Just a few months later, Stevens and another former employee at the station, Dave Gardner, had an idea. They were able to get access to the radio station on Ayers Street and the equipment that was left behind.
“We jumped on the internet and started Harvard Community Radio over the internet. We were ahead of our time,” Gardner said.
It took a few more years to get the FCC small-market broadcasting license through, but the new station – its call sign now standing for Harvard, Illinois and Wisconsin – went on the air on May 17, 2015.
Much of the station’s airtime is automated, playing music from the 1950s through the 2000s. But there are local radio personalities too. Ron Hutchinson goes by “Phil the Weather Guy” on the air. The station is special, and residents should tune in “because it is local,” Hutchinson said.
It broadcasts local high school sports, has a monthly show with Harvard Mayor Mike Kelly and the on-air personalities talk about what’s going on in Harvard and the small towns around them.
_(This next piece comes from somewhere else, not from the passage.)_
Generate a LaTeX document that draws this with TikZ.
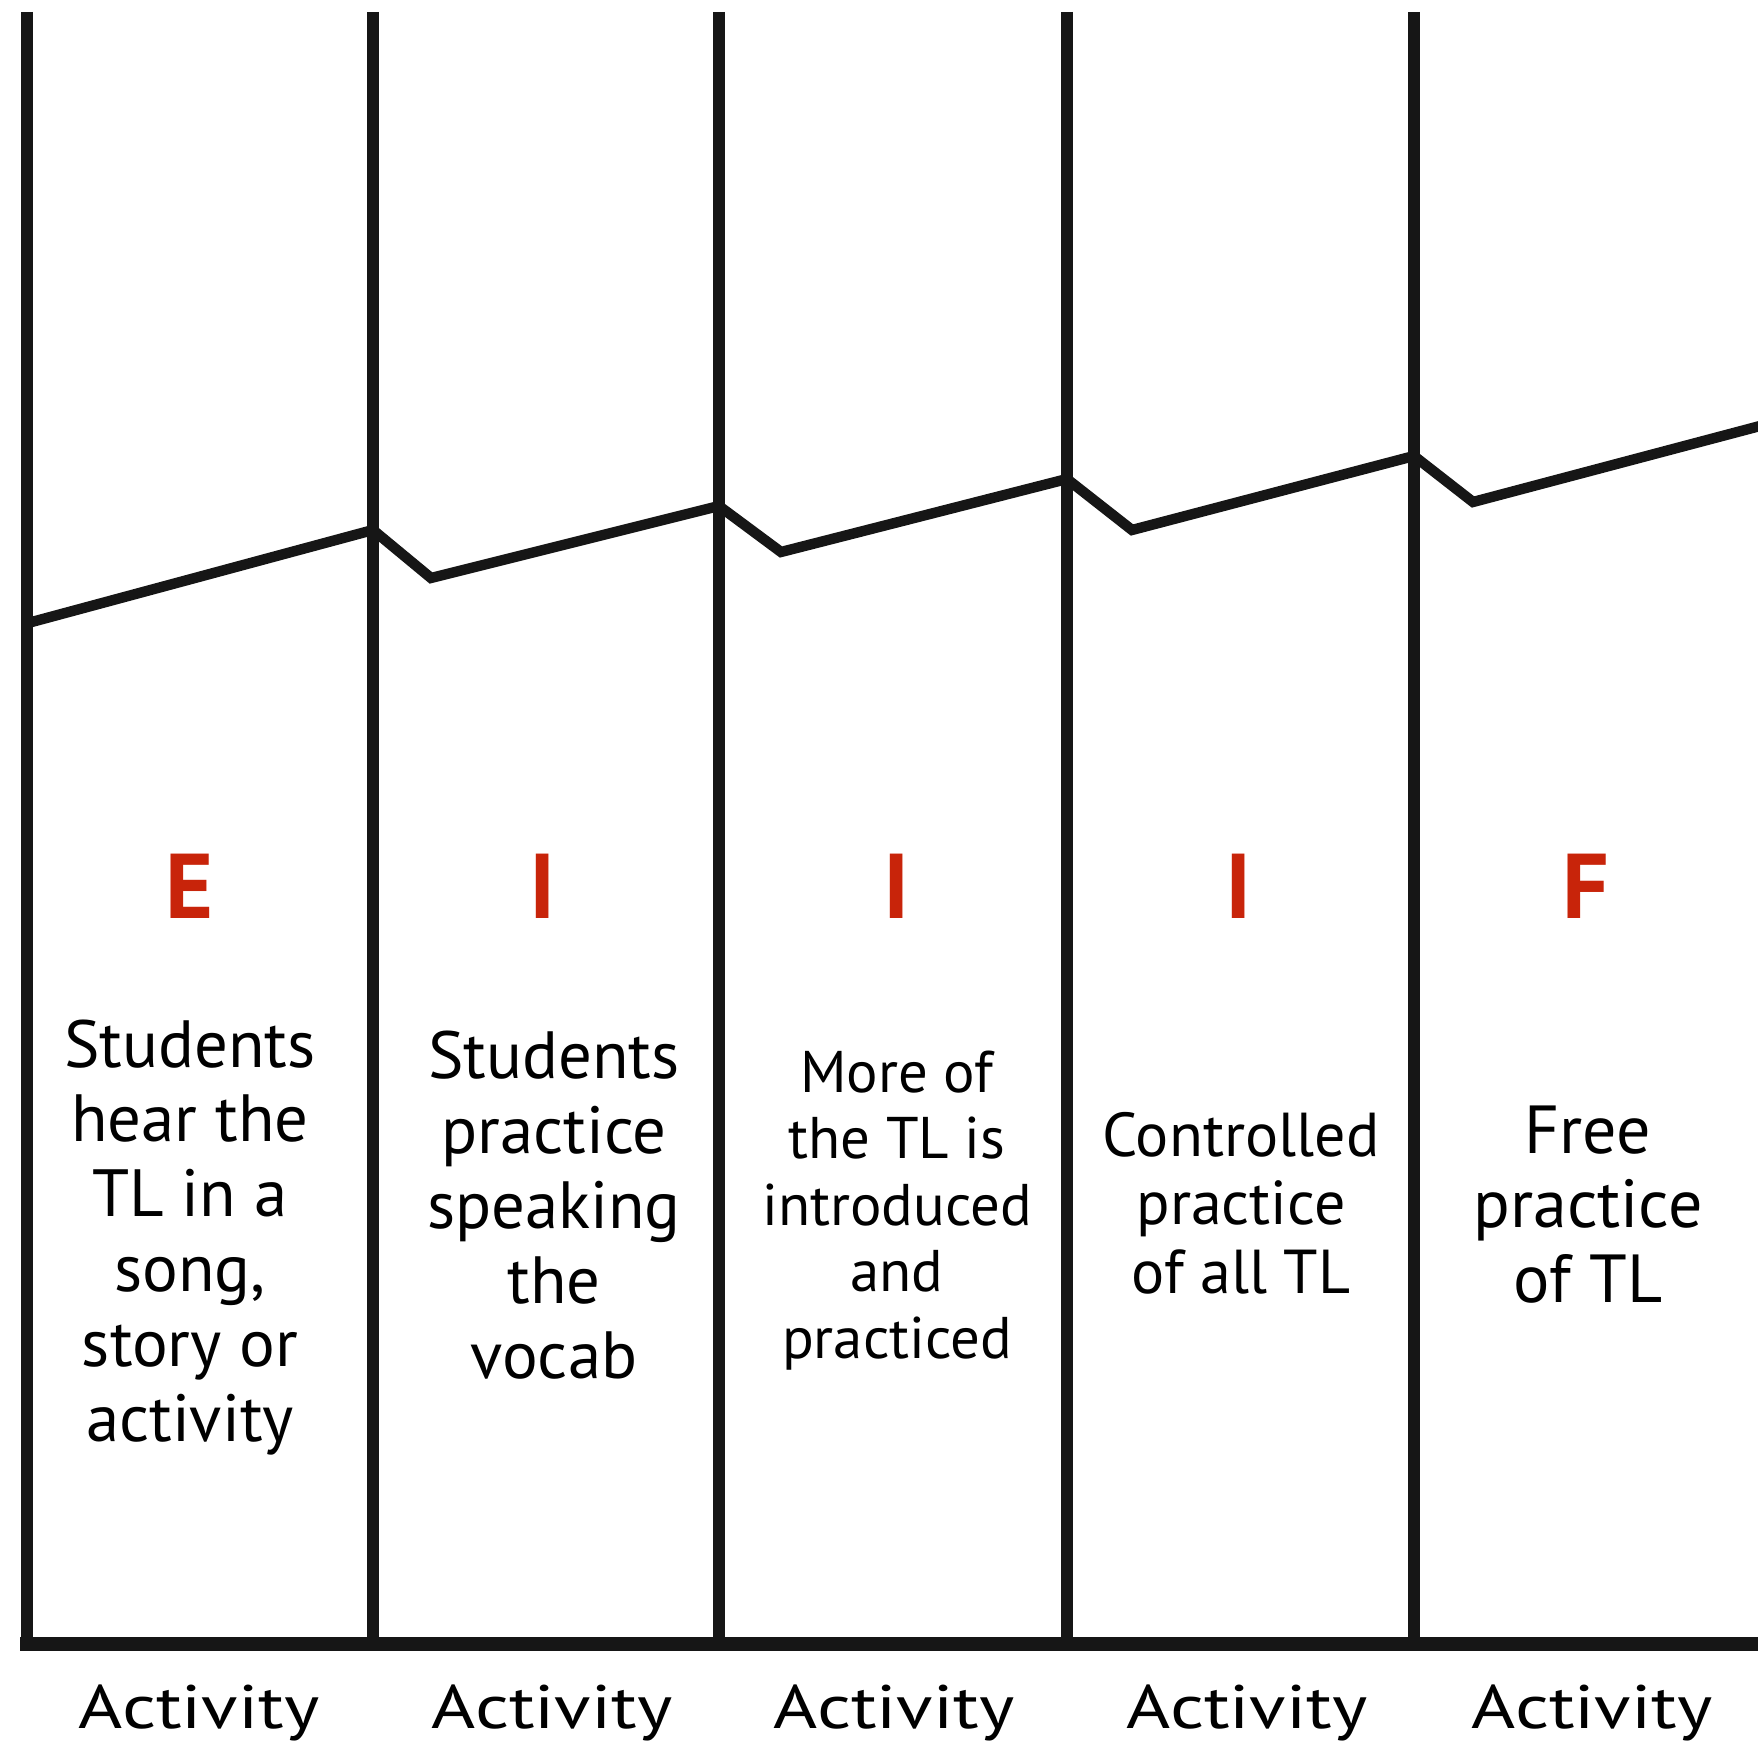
\documentclass[tikz,border=0pt]{standalone}
\usepackage{fontspec}
\setmainfont{PT Sans}
\definecolor{ink}{RGB}{22,22,22}
\definecolor{letterred}{RGB}{200,36,10}
\tikzset{
  x=0.5pt,y=-0.5pt,
  vline/.style={draw=ink,line width=6.2pt},
  zig/.style={draw=ink,line width=5.2pt,line join=miter},
  baseline rule/.style={draw=ink,line width=6.8pt},
  stage/.style={anchor=base,inner sep=0pt,text=letterred,font=\fontsize{46}{46}\selectfont\bfseries},
  body/.style={anchor=base,inner sep=0pt},
  act/.style={anchor=base,inner sep=0pt,xscale=1.23,font=\fontsize{30.7}{31}\selectfont},
}
\newcommand{\colbox}[3]{\parbox[t]{180pt}{\centering\fontsize{#1}{#2}\selectfont #3}}
\begin{document}
\begin{tikzpicture}
\useasboundingbox (0,0) rectangle (1758,1749);
% bottom rule
\draw[baseline rule] (20,1644) -- (1758,1644);
% vertical lines
\foreach \xx/\nm in {27/a,373/b,719/c,1067/d,1414/e}{
  \coordinate (top\nm) at (\xx,12);
  \coordinate (bot\nm) at (\xx,1642);
  \draw[vline] (top\nm) -- (bot\nm);
}
% rising zigzag
\draw[zig] (28,623) -- (373,530) -- (431,578) -- (719,506) -- (781,552)
  -- (1067,479) -- (1132,530) -- (1414,456) -- (1473,502) -- (1760,426);
% stage letters
\node[stage] (sE) at (190,918) {E};
\node[stage] (sI1) at (543,918) {I};
\node[stage] (sI2) at (897,918) {I};
\node[stage] (sI3) at (1239,918) {I};
\node[stage] (sF) at (1586,918) {F};
% descriptions
\node[body] (d1) at (190,1067) {\colbox{33.4}{37.4}{Students\\hear the\\TL in a\\song,\\story or\\activity}};
\node[body] (d2) at (554,1078) {\colbox{33.4}{37.5}{Students\\practice\\speaking\\the\\vocab}};
\node[body] (d3) at (897,1092) {\colbox{29.4}{33.25}{More of\\the TL is\\introduced\\and\\practiced}};
\node[body] (d4) at (1241,1156) {\colbox{31}{34.25}{Controlled\\practice\\of all TL}};
\node[body] (d5) at (1588,1153) {\colbox{34}{37.25}{Free\\practice\\of TL}};
% activity labels
\node[act] (a1) at (199,1728) {Activity};
\node[act] (a2) at (552,1728) {Activity};
\node[act] (a3) at (894,1728) {Activity};
\node[act] (a4) at (1247,1728) {Activity};
\node[act] (a5) at (1592,1728) {Activity};
\end{tikzpicture}
\end{document}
Stevens has a morning show Monday through Friday, a “Best of Broadway” hour on Wednesdays and a weekend show on Saturdays.
Michelle Faler is a librarian at Harvard Diggins Library, and has a master’s degree in literature and film studies. She hosts “Cinema Talk” and is the station’s entertainment reporter.
Mike Broyer is a news guy who’s covered area breaking stories for the station. Jim McClure is a former broadcast TV and public relations person. They all are part of the on-air crew.
The community wants community radio, Gardner said. “It is more and more popular because people are tired of cookie-cutter radio. They want something outside of the box and original.”
What WHIW needs, however, is funding.
As a nonprofit station, there are underwriters instead of advertisers. They can talk about those sponsors on the air, but not promote their sales or special events, Gardner said.
The station relies on grants and fundraising to keep its equipment and other costs – from insurance to music rights – paid for. An equipment outage, like one that took place last year, can take WHIW off the air for a week, Gardner said.
There is a for-profit, online sister station on their website, whiwharvard.com, and the Facebook page offers livestreams and updates on what is happening in town, such as community events, to bring in the audience. But money is tight.
“We need folks to support any not-for-profit, but a radio station, too. We ask for nothing because we do it for the love of radio and the community,” Gardner said, adding that donations are necessary. “They are the only way we operate.”